Appeals court expands parent rights to ‘stay put’ rule

Appeals court expands parent rights to ‘stay put’ rule

(Pa.) In what may prove a sweeping expansion of parental rights under the Individuals with Disabilities Education Act, a federal appellate court has ordered a school district to pay private tuition costs even while upholding most of a judgment that administrators didn’t violate a student’s rights.

A two-judge panel of the Third Circuit Court of Appeals issued the complex but potentially precedent-setting ruling earlier this month that throws the long-held legal parameters surrounding IDEA’s “stay put” rules into question that in the past limited school liability when parents voluntarily moved a child during a dispute period.

At issue were the educational needs of a female kindergarten student enrolled at a Philadelphia-area school district in the fall of 2006 and persistent claims from her parents that she was learning disabled.
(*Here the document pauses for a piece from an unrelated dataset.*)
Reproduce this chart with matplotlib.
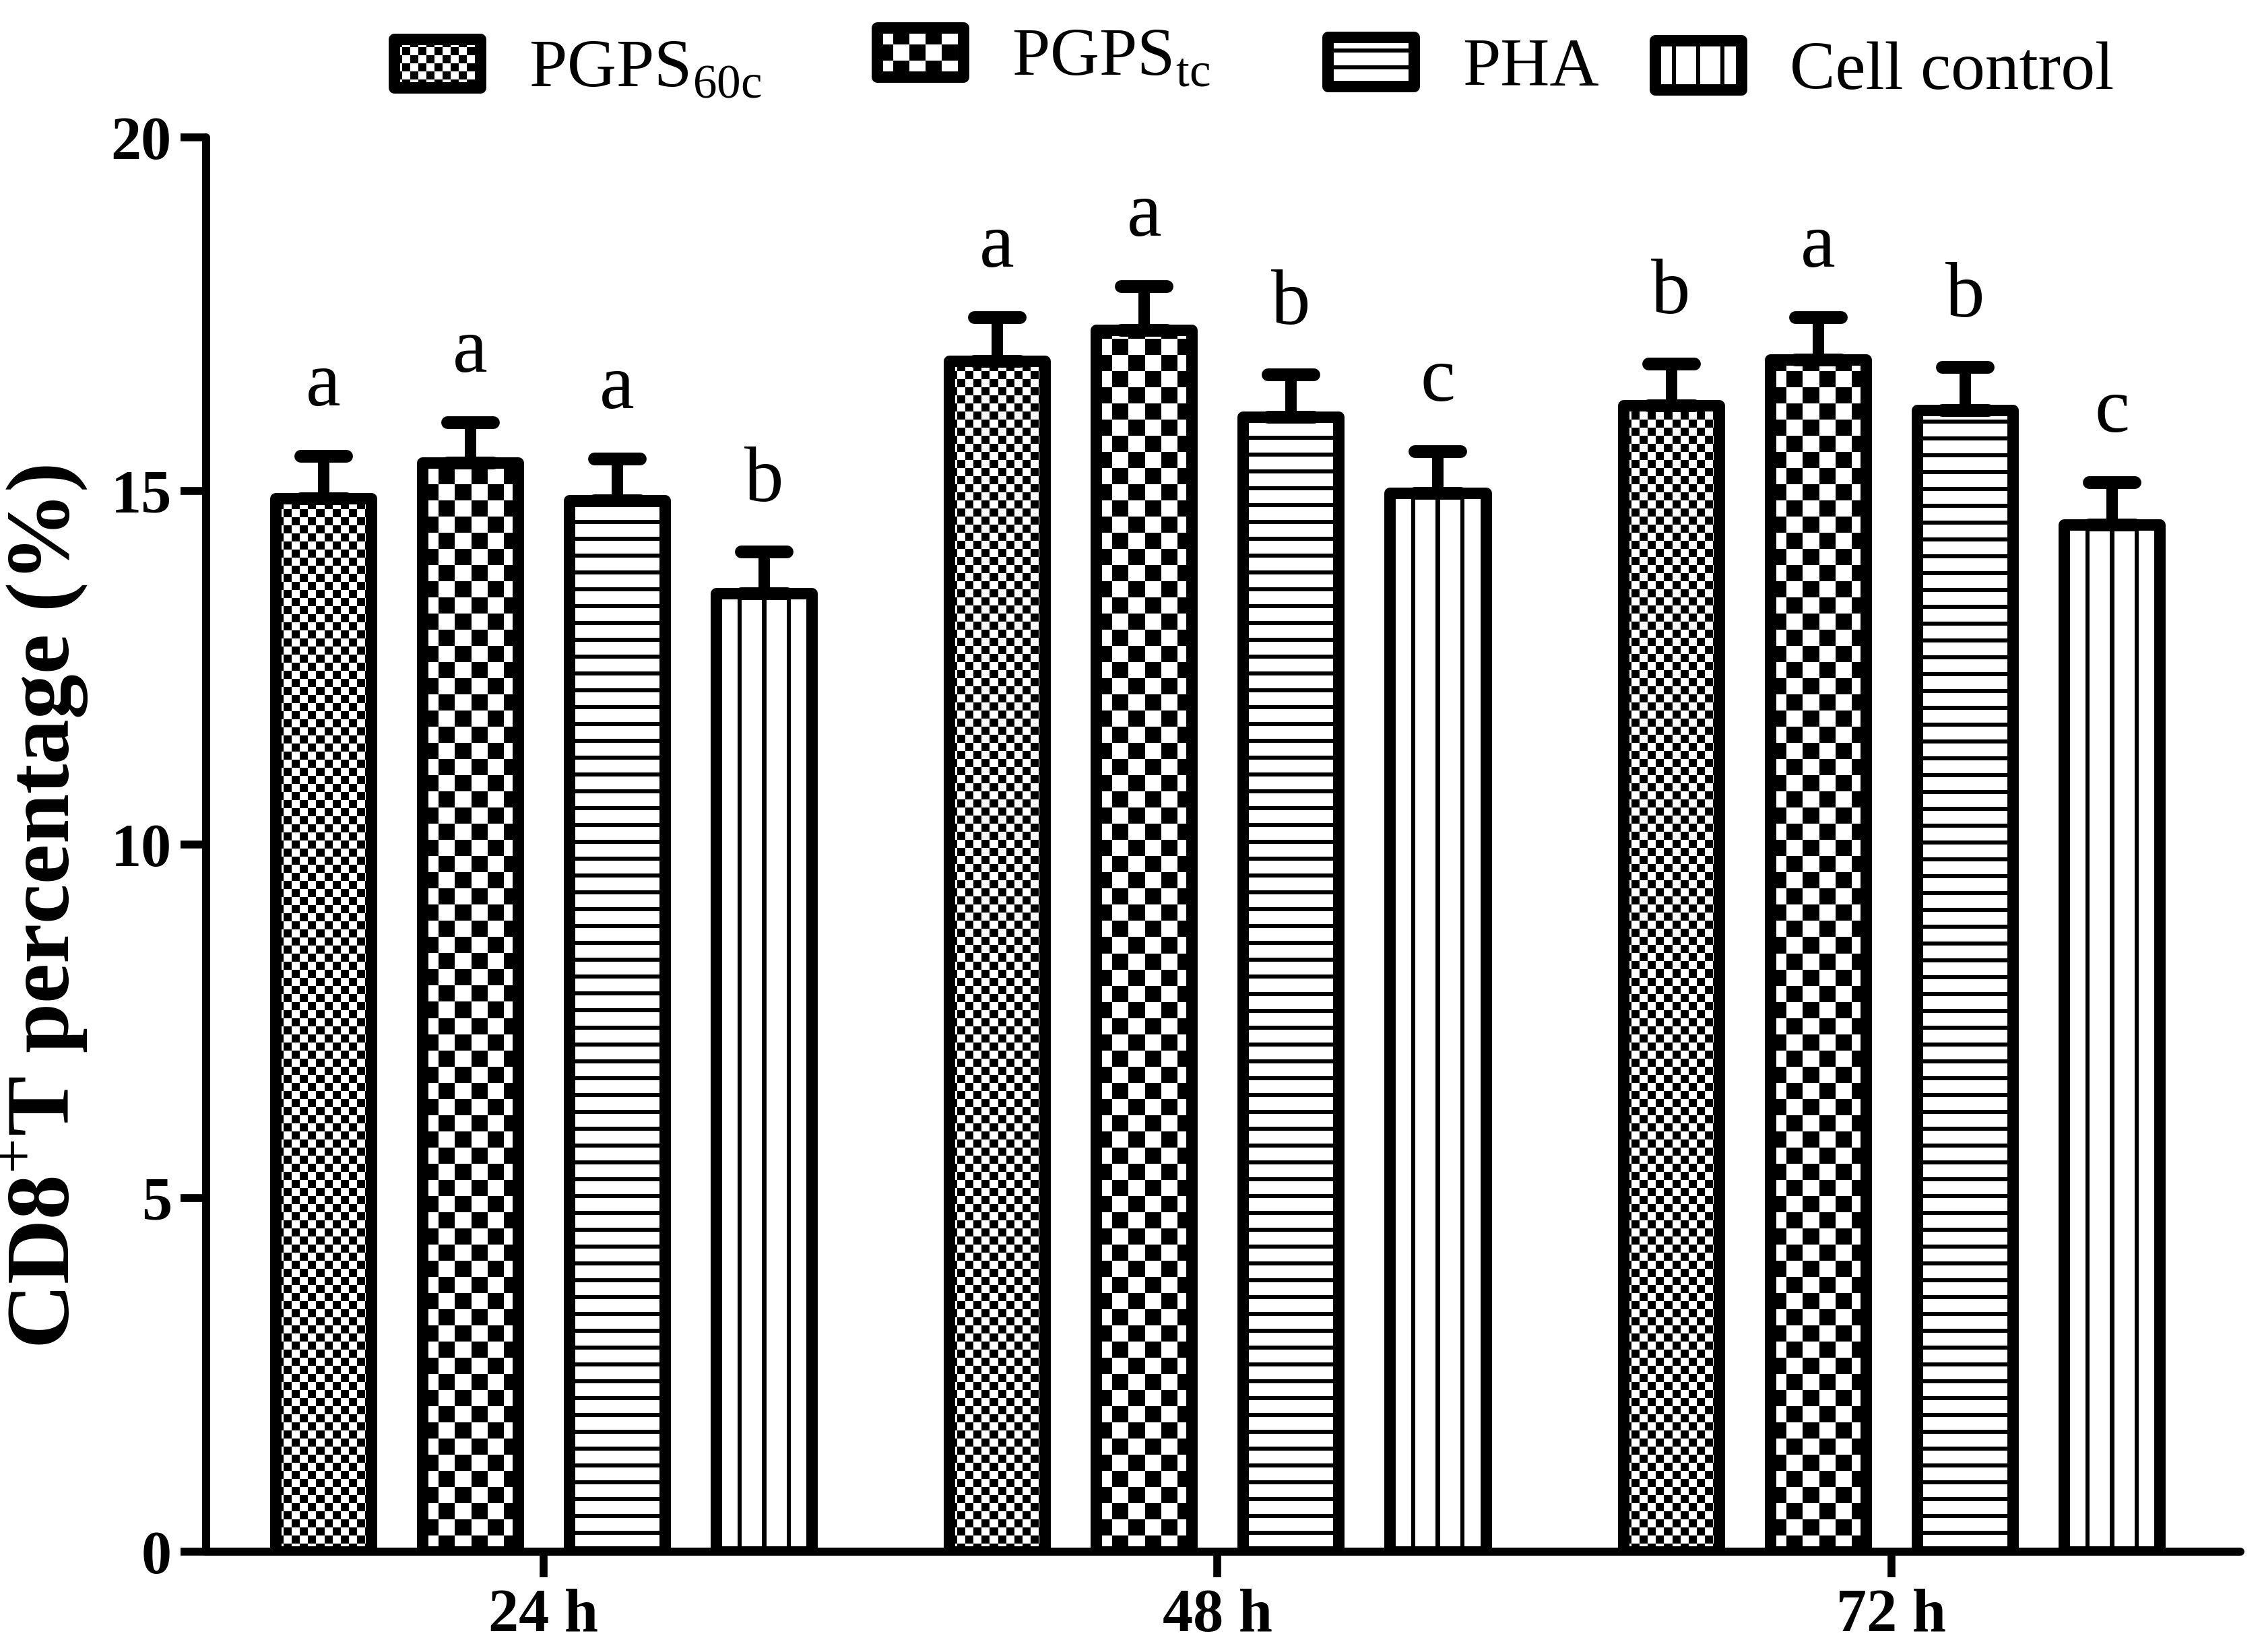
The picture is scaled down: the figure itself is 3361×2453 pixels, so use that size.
import numpy as np
import matplotlib
matplotlib.use('Agg')
import matplotlib.pyplot as plt
from matplotlib.patches import Rectangle
from matplotlib.collections import PatchCollection
from matplotlib.markers import MarkerStyle

plt.rcParams['font.family'] = ['Liberation Serif', 'DejaVu Serif']
plt.rcParams['mathtext.fontset'] = 'custom'
plt.rcParams['mathtext.rm'] = 'Liberation Serif'
plt.rcParams['mathtext.bf'] = 'Liberation Serif:bold'

groups = ['24 h', '48 h', '72 h']
series = ['PGPS$_{\\mathrm{60c}}$', 'PGPS$_{\\mathrm{tc}}$', 'PHA', 'Cell control']

pgps60c = [14.9, 16.84, 16.21]
pgpstc = [15.4, 17.28, 16.86]
pha = [14.87, 16.05, 16.14]
control = [13.55, 14.97, 14.52]

err_60c = [0.6, 0.62, 0.59]
err_tc = [0.57, 0.62, 0.6]
err_pha = [0.59, 0.6, 0.61]
err_ctrl = [0.59, 0.59, 0.6]

let_60c = ['a', 'a', 'b']
let_tc = ['a', 'a', 'a']
let_pha = ['a', 'b', 'b']
let_ctrl = ['b', 'c', 'c']

values = [pgps60c, pgpstc, pha, control]
errors = [err_60c, err_tc, err_pha, err_ctrl]
letters = [let_60c, let_tc, let_pha, let_ctrl]
patterns = ['fine', 'coarse', 'hlines', 'vlines']

W, H, DPI = 3362, 2453, 200
AX = [0.091, 0.0607, 0.8983, 0.8561]
XLIM = (-0.5007, 2.518)
PT = 72.0 / DPI  # points per pixel


def pattern(kind, nc, nr):
    # 1 = black, 0 = white, one cell per output pixel
    iy, ix = np.indices((nr, nc))
    if kind == 'fine':
        return ((ix // 12) + (iy // 12)) % 2
    if kind == 'coarse':
        return ((ix // 24) + (iy // 24)) % 2
    if kind == 'hlines':
        return ((iy % 25) < 6).astype(int)
    return (((ix - nc // 2 + 3) % 36) < 6).astype(int)


fig = plt.figure(figsize=(W / DPI, H / DPI), dpi=DPI)
ax = fig.add_axes(AX)
px_per_x = AX[2] * W / (XLIM[1] - XLIM[0])
px_per_y = AX[3] * H / 20.0

pitch = 0.218
width = 0.142
lw = 6.1
x = np.arange(len(groups))

for i in range(4):
    xs = x + (i - 1.5) * pitch
    bars = ax.bar(xs, values[i], width, facecolor='none', edgecolor='black',
                  linewidth=lw, zorder=2)
    for b in bars:
        b.set_joinstyle('round')
        bw, bh = b.get_width(), b.get_height()
        nc = int(round(bw * px_per_x))
        nr = int(round(bh * px_per_y))
        ax.imshow(pattern(patterns[i], nc, nr), cmap='gray_r', vmin=0, vmax=1,
                  extent=(b.get_x(), b.get_x() + bw, 0, bh), origin='lower',
                  interpolation='nearest', aspect='auto', zorder=1)
    eb = ax.errorbar(xs, values[i], yerr=[np.zeros(3), errors[i]], fmt='none',
                     ecolor='black', elinewidth=lw, capsize=12.4, capthick=6.8, zorder=1.5)
    for cl in eb[1]:
        cl.set_marker(MarkerStyle('_', capstyle='round'))
    for xi, v, e, t in zip(xs, values[i], errors[i], letters[i]):
        ax.annotate(t, (xi, v + e), xytext=(0, 27), textcoords='offset points',
                    ha='center', va='baseline', fontsize=42)

ax.set_xlim(*XLIM)
ax.set_ylim(0, 20)
ax.set_yticks([0, 5, 10, 15, 20])
ax.set_xticks(x)
ax.set_xticklabels(groups, fontsize=32.5, fontweight='bold')
for lab in ax.get_yticklabels():
    lab.set_fontsize(32.5)
    lab.set_fontweight('bold')
ax.tick_params(axis='y', direction='out', length=13.7, width=4.2, pad=4.7)
ax.tick_params(axis='x', direction='out', length=13.7, width=4.2, pad=6)
for s in ['top', 'right']:
    ax.spines[s].set_visible(False)
for s in ['left', 'bottom']:
    ax.spines[s].set_linewidth(4.3)
    ax.spines[s].set_capstyle('round')

ax.set_ylabel('CD8$^{+}$T percentage (%)', fontsize=48, fontweight='bold')
ax.yaxis.set_label_coords(-0.057, 0.456)


class PatternHandler:
    def __init__(self, kind):
        self.kind = kind

    def legend_artist(self, legend, orig_handle, fontsize, handlebox):
        x0, y0 = -handlebox.xdescent, -handlebox.ydescent
        w, h = handlebox.width, handlebox.height
        tr = handlebox.get_transform()
        rects = []
        if self.kind in ('fine', 'coarse'):
            cell = (12 if self.kind == 'fine' else 24) * PT
            nx, ny = int(np.ceil(w / cell)), int(np.ceil(h / cell))
            for r in range(ny):
                for c in range(nx):
                    if (r + c) % 2 == 1:
                        cx, cy = x0 + c * cell, y0 + r * cell
                        rects.append(Rectangle((cx, cy), min(cell, x0 + w - cx),
                                               min(cell, y0 + h - cy)))
        elif self.kind == 'hlines':
            step, t = 25 * PT, 6 * PT
            yy = y0
            while yy < y0 + h:
                rects.append(Rectangle((x0, yy), w, t))
                yy += step
        else:
            step, t = 36 * PT, 6 * PT
            xc = x0 + w / 2
            for k in range(-3, 4):
                xx = xc + k * step - t / 2
                if x0 <= xx <= x0 + w - t:
                    rects.append(Rectangle((xx, y0), t, h))
        pc = PatchCollection(rects, facecolor='black', edgecolor='none', transform=tr)
        box = Rectangle((x0, y0), w, h, facecolor='none', edgecolor='black', lw=lw,
                        joinstyle='round', transform=tr)
        handlebox.add_artist(pc)
        handlebox.add_artist(box)
        return box


# legend entries: left edge of handle and vertical centre, figure fraction
leg_x = [0.1740, 0.3873, 0.5862, 0.7308]
leg_y = [0.9574, 0.9641, 0.9584, 0.9564]
fsz = 36.5
for i in range(4):
    proxy = Rectangle((0, 0), 1, 1)
    lg = fig.legend([proxy], [series[i]], loc='center left',
                    bbox_to_anchor=(leg_x[i], leg_y[i]), frameon=False, fontsize=fsz,
                    borderpad=0, borderaxespad=0, handlelength=128 * PT / fsz,
                    handleheight=74 * PT / fsz, handletextpad=26 / fsz,
                    handler_map={proxy: PatternHandler(patterns[i])})

fig.savefig('out.png', dpi=DPI)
An initial evaluation while she was still in kindergarten found she did not qualify for special education services but testing conducted while she was in first grade found a learning disability in the areas of math, reading, reasoning skills and writing. Officials at the Ridley School District offered two placement options that the parents rejected.

Prior to the student beginning second grade, her parents voluntarily moved their child to a private school and filed a due process complaint alleging the district failed to provide a “free and appropriate public education.”

A hearing officer later ruled that Ridley had not violated IDEA during the child’s kindergarten year but did when the student was in first grade, saying the services finally offered were inadequate. Thus the parents were awarded compensatory education for the 2007-08 school year, tuition at the private school for 2008-09 and transportation expenses to the private school.

Ridley filed a petition for review in the U.S. District Court and in 2011, the district judge gave a split decision – affirming the hearing officer on the kindergarten year but reversing the findings for first grade and claims that the services offered were inadequate.

The district court’s ruling was upheld this month by the circuit court, although Ridley is expected to appeal to the U.S. Supreme Court.

But most important, the appeals court also ruled that the student was entitled to remain at her “then-current” placement – at the private school – and that her parents should still be reimbursed for the tuition. Thus upsetting the long-standing “stay put” rules.

The “stay put” provisions of IDEA are generally aimed at state and local educational agencies, preventing schools from changing a student’s placement – including disciplinary action – during any due process proceeding.

It requires that a child remain in the interim alternative educational setting pending the hearing officer’s decision or until the expiration of the required time period, whichever occurs first – except when both parents and the LEA agree on a different placement.

In analysis published by The Legal Intelligencer last week, attorneys Megan E. Grossman and Ryan G. Gatto noted that the Ridley decision – if allowed to stand – will create new fiscal uncertainties for schools even though they may be acting in accordance with law.

“If Ridley stands, a school will not know how to make a student "stay put" while appellate courts review the merits of the case – should it follow the ruling of the hearing officer or district court?” the attorneys questioned. “Indeed, a school may program correctly, but still be forced to provide educational services deemed unnecessary by the IDEA. Undoubtedly, distinctions in each case could arise that would free schools from such a catch-22, but as mentioned by the frustrated district court, “rectifying the dilemma created here … is best left to Congress.”

Grossman and Gatto, from the Philadelphia firm of Segal McCambridge Singer & Mahoney, point out that although Ridley successfully proved that it could provide adequate special education services and private placement was unnecessary – the appeals court said the girl needed to be kept at the private school and that the district must pay for the placement.